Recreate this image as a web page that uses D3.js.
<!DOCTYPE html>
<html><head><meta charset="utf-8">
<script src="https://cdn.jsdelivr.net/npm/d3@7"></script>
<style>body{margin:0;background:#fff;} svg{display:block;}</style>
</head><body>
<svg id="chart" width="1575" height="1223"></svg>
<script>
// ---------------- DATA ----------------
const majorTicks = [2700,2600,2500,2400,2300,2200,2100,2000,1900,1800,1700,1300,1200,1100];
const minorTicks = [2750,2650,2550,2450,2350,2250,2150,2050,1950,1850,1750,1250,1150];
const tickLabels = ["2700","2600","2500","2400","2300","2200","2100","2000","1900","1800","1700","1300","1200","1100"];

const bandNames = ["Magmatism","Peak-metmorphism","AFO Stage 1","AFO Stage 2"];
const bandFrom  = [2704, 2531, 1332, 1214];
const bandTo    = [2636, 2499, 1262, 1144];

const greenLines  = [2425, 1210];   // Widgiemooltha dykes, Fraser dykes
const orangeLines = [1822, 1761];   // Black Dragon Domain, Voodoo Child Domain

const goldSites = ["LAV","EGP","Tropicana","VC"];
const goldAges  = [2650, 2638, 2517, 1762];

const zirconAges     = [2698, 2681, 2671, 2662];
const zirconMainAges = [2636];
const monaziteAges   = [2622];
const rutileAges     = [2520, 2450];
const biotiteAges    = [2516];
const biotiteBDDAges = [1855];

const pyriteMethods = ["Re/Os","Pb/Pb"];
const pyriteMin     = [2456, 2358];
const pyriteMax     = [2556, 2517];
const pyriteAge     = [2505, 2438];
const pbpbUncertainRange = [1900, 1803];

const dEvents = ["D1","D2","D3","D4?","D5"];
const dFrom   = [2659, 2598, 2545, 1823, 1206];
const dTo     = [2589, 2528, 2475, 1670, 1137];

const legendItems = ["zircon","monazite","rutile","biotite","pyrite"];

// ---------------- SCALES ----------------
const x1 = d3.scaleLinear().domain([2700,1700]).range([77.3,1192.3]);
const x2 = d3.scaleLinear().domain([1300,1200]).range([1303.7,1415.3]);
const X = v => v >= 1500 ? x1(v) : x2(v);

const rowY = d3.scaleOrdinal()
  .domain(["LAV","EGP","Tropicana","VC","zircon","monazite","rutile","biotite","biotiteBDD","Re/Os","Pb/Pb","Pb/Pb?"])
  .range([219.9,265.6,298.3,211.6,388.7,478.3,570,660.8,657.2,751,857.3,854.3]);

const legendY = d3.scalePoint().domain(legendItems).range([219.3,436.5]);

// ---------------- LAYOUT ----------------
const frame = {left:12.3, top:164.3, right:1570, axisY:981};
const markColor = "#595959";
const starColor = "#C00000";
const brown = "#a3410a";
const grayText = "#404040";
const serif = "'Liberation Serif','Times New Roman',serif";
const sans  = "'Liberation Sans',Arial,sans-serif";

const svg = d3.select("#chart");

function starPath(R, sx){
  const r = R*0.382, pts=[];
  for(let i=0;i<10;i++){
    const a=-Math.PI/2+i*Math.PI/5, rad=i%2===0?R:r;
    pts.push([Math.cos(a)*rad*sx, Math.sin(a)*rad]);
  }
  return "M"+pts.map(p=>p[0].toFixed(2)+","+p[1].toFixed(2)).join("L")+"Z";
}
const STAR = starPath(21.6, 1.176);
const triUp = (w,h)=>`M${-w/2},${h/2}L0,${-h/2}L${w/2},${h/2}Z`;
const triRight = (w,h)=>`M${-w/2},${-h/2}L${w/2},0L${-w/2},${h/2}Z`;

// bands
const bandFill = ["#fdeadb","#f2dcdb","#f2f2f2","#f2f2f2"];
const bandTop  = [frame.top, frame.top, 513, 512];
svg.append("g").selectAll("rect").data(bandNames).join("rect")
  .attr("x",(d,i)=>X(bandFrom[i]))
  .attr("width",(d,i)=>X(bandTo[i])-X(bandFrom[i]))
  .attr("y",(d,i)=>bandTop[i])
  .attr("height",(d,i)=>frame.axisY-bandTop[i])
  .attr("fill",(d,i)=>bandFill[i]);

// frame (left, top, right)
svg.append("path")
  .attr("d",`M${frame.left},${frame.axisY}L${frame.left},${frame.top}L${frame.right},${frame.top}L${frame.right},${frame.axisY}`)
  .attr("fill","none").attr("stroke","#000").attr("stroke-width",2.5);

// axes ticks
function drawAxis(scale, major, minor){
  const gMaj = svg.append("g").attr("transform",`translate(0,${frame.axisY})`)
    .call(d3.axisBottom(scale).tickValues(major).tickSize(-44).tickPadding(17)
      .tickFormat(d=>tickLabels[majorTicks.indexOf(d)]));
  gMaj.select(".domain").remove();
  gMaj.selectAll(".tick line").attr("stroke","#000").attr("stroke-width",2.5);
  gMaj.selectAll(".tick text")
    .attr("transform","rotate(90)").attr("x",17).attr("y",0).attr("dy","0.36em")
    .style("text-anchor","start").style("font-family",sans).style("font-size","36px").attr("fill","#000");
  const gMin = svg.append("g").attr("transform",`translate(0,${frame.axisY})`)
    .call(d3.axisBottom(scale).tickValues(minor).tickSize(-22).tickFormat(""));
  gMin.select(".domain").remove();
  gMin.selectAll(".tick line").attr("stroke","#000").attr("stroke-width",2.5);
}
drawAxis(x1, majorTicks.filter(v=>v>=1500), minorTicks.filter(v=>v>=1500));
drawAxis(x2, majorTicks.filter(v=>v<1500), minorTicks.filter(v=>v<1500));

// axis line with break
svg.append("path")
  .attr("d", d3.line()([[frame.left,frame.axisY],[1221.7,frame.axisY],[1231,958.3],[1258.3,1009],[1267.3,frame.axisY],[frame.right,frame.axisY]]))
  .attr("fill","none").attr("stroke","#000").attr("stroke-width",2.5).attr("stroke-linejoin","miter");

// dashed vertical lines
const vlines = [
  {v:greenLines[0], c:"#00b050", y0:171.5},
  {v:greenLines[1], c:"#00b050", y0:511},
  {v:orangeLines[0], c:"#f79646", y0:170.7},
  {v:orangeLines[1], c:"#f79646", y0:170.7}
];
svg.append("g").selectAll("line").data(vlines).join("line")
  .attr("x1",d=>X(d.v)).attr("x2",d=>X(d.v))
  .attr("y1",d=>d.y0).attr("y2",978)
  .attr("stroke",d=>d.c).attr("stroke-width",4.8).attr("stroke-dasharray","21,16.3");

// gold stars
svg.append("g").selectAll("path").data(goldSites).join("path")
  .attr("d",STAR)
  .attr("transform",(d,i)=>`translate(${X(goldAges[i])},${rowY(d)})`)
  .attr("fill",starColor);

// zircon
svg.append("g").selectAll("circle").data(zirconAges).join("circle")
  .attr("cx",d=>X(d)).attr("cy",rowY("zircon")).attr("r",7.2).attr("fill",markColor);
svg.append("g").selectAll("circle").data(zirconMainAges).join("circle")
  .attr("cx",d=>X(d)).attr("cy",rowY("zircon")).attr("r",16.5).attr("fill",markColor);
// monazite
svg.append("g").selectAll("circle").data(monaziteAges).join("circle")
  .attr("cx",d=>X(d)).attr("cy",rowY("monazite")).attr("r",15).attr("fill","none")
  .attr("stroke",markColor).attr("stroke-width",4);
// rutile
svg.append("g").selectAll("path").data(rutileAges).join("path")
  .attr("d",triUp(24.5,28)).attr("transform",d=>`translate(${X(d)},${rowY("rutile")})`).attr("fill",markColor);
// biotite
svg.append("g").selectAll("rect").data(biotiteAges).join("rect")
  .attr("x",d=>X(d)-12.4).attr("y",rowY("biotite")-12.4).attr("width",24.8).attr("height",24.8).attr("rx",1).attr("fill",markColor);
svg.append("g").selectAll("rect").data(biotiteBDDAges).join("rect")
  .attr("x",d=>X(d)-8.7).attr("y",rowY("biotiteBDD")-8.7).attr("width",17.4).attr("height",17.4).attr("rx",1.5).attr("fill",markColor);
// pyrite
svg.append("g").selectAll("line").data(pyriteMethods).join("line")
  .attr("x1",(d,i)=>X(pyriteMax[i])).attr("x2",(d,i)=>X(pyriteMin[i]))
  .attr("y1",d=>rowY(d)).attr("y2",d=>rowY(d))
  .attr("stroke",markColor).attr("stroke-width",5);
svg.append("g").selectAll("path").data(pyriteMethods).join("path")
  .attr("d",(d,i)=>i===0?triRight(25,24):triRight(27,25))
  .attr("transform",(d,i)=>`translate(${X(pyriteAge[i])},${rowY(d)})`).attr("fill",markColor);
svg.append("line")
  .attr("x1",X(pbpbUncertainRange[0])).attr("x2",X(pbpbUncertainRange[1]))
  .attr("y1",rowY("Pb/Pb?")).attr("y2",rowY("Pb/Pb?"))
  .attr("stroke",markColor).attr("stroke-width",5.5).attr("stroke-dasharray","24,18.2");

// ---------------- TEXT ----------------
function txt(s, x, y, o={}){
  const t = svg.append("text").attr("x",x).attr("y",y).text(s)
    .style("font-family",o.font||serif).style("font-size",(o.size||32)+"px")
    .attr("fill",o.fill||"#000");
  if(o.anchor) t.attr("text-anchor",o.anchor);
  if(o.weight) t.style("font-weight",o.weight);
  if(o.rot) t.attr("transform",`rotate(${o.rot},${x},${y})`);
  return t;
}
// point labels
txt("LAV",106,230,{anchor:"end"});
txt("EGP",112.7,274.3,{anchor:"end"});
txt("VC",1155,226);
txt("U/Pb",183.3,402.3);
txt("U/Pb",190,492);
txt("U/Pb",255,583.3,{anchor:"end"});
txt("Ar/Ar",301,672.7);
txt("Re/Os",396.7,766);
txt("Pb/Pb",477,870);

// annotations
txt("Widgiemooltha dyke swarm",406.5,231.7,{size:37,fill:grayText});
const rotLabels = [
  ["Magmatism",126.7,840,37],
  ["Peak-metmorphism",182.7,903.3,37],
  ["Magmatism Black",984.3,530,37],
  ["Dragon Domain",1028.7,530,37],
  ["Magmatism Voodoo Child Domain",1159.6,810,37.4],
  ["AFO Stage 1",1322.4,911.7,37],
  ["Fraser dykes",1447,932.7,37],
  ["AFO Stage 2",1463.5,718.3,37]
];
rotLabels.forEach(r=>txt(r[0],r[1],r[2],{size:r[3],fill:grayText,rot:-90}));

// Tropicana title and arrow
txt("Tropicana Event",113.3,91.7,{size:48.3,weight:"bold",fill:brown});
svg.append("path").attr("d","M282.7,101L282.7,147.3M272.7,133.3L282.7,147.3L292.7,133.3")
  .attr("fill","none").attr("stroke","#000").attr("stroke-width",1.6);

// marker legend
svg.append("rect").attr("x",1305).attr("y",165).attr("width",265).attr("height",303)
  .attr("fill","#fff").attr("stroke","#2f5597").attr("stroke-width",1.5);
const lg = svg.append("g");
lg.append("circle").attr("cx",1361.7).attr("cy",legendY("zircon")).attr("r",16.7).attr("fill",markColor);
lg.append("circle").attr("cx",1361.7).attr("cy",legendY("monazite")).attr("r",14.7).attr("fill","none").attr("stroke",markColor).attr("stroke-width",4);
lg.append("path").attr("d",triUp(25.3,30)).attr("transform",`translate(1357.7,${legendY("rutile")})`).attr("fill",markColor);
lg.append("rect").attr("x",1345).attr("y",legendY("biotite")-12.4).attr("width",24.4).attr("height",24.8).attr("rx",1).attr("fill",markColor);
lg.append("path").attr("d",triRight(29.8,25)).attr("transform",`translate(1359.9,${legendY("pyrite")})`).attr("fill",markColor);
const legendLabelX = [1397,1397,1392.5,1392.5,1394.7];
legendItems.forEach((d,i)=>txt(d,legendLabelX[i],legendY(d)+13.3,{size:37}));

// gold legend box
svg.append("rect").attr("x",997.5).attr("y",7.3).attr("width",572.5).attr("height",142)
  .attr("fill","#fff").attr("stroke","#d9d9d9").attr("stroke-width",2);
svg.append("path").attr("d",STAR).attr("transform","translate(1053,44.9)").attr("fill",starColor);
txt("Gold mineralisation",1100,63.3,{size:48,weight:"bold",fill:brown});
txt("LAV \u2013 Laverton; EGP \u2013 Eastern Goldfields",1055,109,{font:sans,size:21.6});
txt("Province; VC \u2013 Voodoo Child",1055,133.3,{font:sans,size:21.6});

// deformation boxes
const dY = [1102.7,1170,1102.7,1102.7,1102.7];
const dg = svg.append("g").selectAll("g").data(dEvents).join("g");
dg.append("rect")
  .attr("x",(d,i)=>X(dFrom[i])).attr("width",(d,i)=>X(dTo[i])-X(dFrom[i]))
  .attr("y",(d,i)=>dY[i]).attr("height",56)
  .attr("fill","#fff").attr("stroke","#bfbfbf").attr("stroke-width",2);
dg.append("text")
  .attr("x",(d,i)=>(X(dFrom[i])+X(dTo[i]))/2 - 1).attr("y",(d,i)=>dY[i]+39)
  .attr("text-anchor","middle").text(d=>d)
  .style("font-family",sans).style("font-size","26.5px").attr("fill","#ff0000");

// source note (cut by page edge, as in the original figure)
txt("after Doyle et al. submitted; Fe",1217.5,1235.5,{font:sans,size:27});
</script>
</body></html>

□ □ □ □ □

**Set exercise:**
Track down the lines that include the word "page" and copy them.

**Response below:**
Recreate this image as a web page that uses D3.js.
// source note (cut by page edge, as in the original figure)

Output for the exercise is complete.